------ SOURCE EXCERPT

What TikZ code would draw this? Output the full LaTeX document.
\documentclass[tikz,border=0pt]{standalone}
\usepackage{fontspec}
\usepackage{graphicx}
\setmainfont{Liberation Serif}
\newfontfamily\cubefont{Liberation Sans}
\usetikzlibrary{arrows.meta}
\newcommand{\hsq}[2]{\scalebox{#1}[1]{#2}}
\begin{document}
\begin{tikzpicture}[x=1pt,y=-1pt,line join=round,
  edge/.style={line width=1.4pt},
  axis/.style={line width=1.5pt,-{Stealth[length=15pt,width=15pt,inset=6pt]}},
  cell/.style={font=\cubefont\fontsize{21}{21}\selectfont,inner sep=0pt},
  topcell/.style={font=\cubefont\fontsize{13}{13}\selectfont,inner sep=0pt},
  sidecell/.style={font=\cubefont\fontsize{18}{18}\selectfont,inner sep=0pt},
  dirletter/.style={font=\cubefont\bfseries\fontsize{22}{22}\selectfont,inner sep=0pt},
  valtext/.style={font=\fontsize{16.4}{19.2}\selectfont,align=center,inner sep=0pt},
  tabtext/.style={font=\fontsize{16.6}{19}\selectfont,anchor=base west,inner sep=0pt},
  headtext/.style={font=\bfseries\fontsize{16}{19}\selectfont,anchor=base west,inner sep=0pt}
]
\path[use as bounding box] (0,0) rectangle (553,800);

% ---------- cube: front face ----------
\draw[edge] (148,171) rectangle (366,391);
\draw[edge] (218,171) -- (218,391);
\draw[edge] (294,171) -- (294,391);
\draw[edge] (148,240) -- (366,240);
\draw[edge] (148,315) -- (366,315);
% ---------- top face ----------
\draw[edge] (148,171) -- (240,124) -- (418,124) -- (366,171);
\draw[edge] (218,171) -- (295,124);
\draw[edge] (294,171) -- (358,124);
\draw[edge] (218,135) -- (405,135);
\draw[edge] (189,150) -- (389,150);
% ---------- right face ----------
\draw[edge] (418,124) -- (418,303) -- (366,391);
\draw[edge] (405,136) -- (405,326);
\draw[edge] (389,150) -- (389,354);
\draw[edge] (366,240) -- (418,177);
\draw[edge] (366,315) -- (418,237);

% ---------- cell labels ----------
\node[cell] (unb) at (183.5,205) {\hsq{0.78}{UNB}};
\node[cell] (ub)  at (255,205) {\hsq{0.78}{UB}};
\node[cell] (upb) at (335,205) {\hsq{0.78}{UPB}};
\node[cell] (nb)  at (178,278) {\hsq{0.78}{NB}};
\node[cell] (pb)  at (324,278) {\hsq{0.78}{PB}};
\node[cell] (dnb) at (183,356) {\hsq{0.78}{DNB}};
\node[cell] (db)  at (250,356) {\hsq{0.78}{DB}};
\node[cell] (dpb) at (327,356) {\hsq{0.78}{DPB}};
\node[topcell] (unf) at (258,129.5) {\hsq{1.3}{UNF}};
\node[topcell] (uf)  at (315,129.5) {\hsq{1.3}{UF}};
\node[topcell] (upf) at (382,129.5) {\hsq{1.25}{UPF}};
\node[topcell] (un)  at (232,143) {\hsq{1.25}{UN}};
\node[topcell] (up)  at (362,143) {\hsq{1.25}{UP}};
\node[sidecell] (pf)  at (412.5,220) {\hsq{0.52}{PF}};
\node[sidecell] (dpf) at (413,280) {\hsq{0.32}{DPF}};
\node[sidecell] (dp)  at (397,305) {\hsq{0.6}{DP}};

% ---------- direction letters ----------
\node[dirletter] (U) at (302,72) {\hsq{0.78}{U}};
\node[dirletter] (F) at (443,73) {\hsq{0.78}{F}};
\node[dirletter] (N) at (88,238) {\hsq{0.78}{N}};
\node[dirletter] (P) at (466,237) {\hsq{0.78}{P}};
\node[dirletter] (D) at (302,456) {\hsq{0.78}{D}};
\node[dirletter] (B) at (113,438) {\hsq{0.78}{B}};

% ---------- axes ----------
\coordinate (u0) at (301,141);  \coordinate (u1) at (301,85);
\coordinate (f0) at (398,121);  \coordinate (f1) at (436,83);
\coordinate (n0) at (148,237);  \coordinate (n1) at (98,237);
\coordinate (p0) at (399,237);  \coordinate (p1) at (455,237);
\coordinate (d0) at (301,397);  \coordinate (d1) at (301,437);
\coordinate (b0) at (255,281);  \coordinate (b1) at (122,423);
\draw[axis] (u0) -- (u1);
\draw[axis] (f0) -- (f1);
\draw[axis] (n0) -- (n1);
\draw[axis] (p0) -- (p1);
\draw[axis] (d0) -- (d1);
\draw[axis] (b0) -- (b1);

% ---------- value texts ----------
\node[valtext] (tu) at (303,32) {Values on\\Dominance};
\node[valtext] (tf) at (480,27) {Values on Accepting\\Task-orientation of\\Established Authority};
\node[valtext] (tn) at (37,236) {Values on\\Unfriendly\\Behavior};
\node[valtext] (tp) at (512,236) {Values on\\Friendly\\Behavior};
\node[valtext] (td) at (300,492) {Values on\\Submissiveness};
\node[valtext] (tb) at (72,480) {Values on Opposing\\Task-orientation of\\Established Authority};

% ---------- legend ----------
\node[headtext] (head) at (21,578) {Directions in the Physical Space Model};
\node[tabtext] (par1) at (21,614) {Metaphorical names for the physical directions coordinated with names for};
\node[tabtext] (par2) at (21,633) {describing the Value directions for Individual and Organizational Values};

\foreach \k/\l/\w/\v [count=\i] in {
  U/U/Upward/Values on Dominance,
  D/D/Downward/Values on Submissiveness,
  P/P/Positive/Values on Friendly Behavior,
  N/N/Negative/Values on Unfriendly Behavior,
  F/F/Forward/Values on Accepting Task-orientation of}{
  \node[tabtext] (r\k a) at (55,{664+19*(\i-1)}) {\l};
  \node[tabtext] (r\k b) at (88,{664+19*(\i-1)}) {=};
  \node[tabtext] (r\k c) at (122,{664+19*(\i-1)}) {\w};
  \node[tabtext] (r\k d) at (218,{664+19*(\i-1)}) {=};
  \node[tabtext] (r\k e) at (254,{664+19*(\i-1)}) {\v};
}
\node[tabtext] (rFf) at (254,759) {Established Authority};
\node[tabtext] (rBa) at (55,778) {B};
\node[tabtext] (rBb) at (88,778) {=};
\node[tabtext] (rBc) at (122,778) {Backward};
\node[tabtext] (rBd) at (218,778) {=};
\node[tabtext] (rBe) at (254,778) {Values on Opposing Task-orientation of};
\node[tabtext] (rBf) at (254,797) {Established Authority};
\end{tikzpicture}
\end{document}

------------

▶ _TASK INSTRUCTIONS_
Reproduce the full listing word for word.

▶ _SOLUTION_
What TikZ code would draw this? Output the full LaTeX document.
\documentclass[tikz,border=0pt]{standalone}
\usepackage{fontspec}
\usepackage{graphicx}
\setmainfont{Liberation Serif}
\newfontfamily\cubefont{Liberation Sans}
\usetikzlibrary{arrows.meta}
\newcommand{\hsq}[2]{\scalebox{#1}[1]{#2}}
\begin{document}
\begin{tikzpicture}[x=1pt,y=-1pt,line join=round,
  edge/.style={line width=1.4pt},
  axis/.style={line width=1.5pt,-{Stealth[length=15pt,width=15pt,inset=6pt]}},
  cell/.style={font=\cubefont\fontsize{21}{21}\selectfont,inner sep=0pt},
  topcell/.style={font=\cubefont\fontsize{13}{13}\selectfont,inner sep=0pt},
  sidecell/.style={font=\cubefont\fontsize{18}{18}\selectfont,inner sep=0pt},
  dirletter/.style={font=\cubefont\bfseries\fontsize{22}{22}\selectfont,inner sep=0pt},
  valtext/.style={font=\fontsize{16.4}{19.2}\selectfont,align=center,inner sep=0pt},
  tabtext/.style={font=\fontsize{16.6}{19}\selectfont,anchor=base west,inner sep=0pt},
  headtext/.style={font=\bfseries\fontsize{16}{19}\selectfont,anchor=base west,inner sep=0pt}
]
\path[use as bounding box] (0,0) rectangle (553,800);

% ---------- cube: front face ----------
\draw[edge] (148,171) rectangle (366,391);
\draw[edge] (218,171) -- (218,391);
\draw[edge] (294,171) -- (294,391);
\draw[edge] (148,240) -- (366,240);
\draw[edge] (148,315) -- (366,315);
% ---------- top face ----------
\draw[edge] (148,171) -- (240,124) -- (418,124) -- (366,171);
\draw[edge] (218,171) -- (295,124);
\draw[edge] (294,171) -- (358,124);
\draw[edge] (218,135) -- (405,135);
\draw[edge] (189,150) -- (389,150);
% ---------- right face ----------
\draw[edge] (418,124) -- (418,303) -- (366,391);
\draw[edge] (405,136) -- (405,326);
\draw[edge] (389,150) -- (389,354);
\draw[edge] (366,240) -- (418,177);
\draw[edge] (366,315) -- (418,237);

% ---------- cell labels ----------
\node[cell] (unb) at (183.5,205) {\hsq{0.78}{UNB}};
\node[cell] (ub)  at (255,205) {\hsq{0.78}{UB}};
\node[cell] (upb) at (335,205) {\hsq{0.78}{UPB}};
\node[cell] (nb)  at (178,278) {\hsq{0.78}{NB}};
\node[cell] (pb)  at (324,278) {\hsq{0.78}{PB}};
\node[cell] (dnb) at (183,356) {\hsq{0.78}{DNB}};
\node[cell] (db)  at (250,356) {\hsq{0.78}{DB}};
\node[cell] (dpb) at (327,356) {\hsq{0.78}{DPB}};
\node[topcell] (unf) at (258,129.5) {\hsq{1.3}{UNF}};
\node[topcell] (uf)  at (315,129.5) {\hsq{1.3}{UF}};
\node[topcell] (upf) at (382,129.5) {\hsq{1.25}{UPF}};
\node[topcell] (un)  at (232,143) {\hsq{1.25}{UN}};
\node[topcell] (up)  at (362,143) {\hsq{1.25}{UP}};
\node[sidecell] (pf)  at (412.5,220) {\hsq{0.52}{PF}};
\node[sidecell] (dpf) at (413,280) {\hsq{0.32}{DPF}};
\node[sidecell] (dp)  at (397,305) {\hsq{0.6}{DP}};

% ---------- direction letters ----------
\node[dirletter] (U) at (302,72) {\hsq{0.78}{U}};
\node[dirletter] (F) at (443,73) {\hsq{0.78}{F}};
\node[dirletter] (N) at (88,238) {\hsq{0.78}{N}};
\node[dirletter] (P) at (466,237) {\hsq{0.78}{P}};
\node[dirletter] (D) at (302,456) {\hsq{0.78}{D}};
\node[dirletter] (B) at (113,438) {\hsq{0.78}{B}};

% ---------- axes ----------
\coordinate (u0) at (301,141);  \coordinate (u1) at (301,85);
\coordinate (f0) at (398,121);  \coordinate (f1) at (436,83);
\coordinate (n0) at (148,237);  \coordinate (n1) at (98,237);
\coordinate (p0) at (399,237);  \coordinate (p1) at (455,237);
\coordinate (d0) at (301,397);  \coordinate (d1) at (301,437);
\coordinate (b0) at (255,281);  \coordinate (b1) at (122,423);
\draw[axis] (u0) -- (u1);
\draw[axis] (f0) -- (f1);
\draw[axis] (n0) -- (n1);
\draw[axis] (p0) -- (p1);
\draw[axis] (d0) -- (d1);
\draw[axis] (b0) -- (b1);

% ---------- value texts ----------
\node[valtext] (tu) at (303,32) {Values on\\Dominance};
\node[valtext] (tf) at (480,27) {Values on Accepting\\Task-orientation of\\Established Authority};
\node[valtext] (tn) at (37,236) {Values on\\Unfriendly\\Behavior};
\node[valtext] (tp) at (512,236) {Values on\\Friendly\\Behavior};
\node[valtext] (td) at (300,492) {Values on\\Submissiveness};
\node[valtext] (tb) at (72,480) {Values on Opposing\\Task-orientation of\\Established Authority};

% ---------- legend ----------
\node[headtext] (head) at (21,578) {Directions in the Physical Space Model};
\node[tabtext] (par1) at (21,614) {Metaphorical names for the physical directions coordinated with names for};
\node[tabtext] (par2) at (21,633) {describing the Value directions for Individual and Organizational Values};

\foreach \k/\l/\w/\v [count=\i] in {
  U/U/Upward/Values on Dominance,
  D/D/Downward/Values on Submissiveness,
  P/P/Positive/Values on Friendly Behavior,
  N/N/Negative/Values on Unfriendly Behavior,
  F/F/Forward/Values on Accepting Task-orientation of}{
  \node[tabtext] (r\k a) at (55,{664+19*(\i-1)}) {\l};
  \node[tabtext] (r\k b) at (88,{664+19*(\i-1)}) {=};
  \node[tabtext] (r\k c) at (122,{664+19*(\i-1)}) {\w};
  \node[tabtext] (r\k d) at (218,{664+19*(\i-1)}) {=};
  \node[tabtext] (r\k e) at (254,{664+19*(\i-1)}) {\v};
}
\node[tabtext] (rFf) at (254,759) {Established Authority};
\node[tabtext] (rBa) at (55,778) {B};
\node[tabtext] (rBb) at (88,778) {=};
\node[tabtext] (rBc) at (122,778) {Backward};
\node[tabtext] (rBd) at (218,778) {=};
\node[tabtext] (rBe) at (254,778) {Values on Opposing Task-orientation of};
\node[tabtext] (rBf) at (254,797) {Established Authority};
\end{tikzpicture}
\end{document}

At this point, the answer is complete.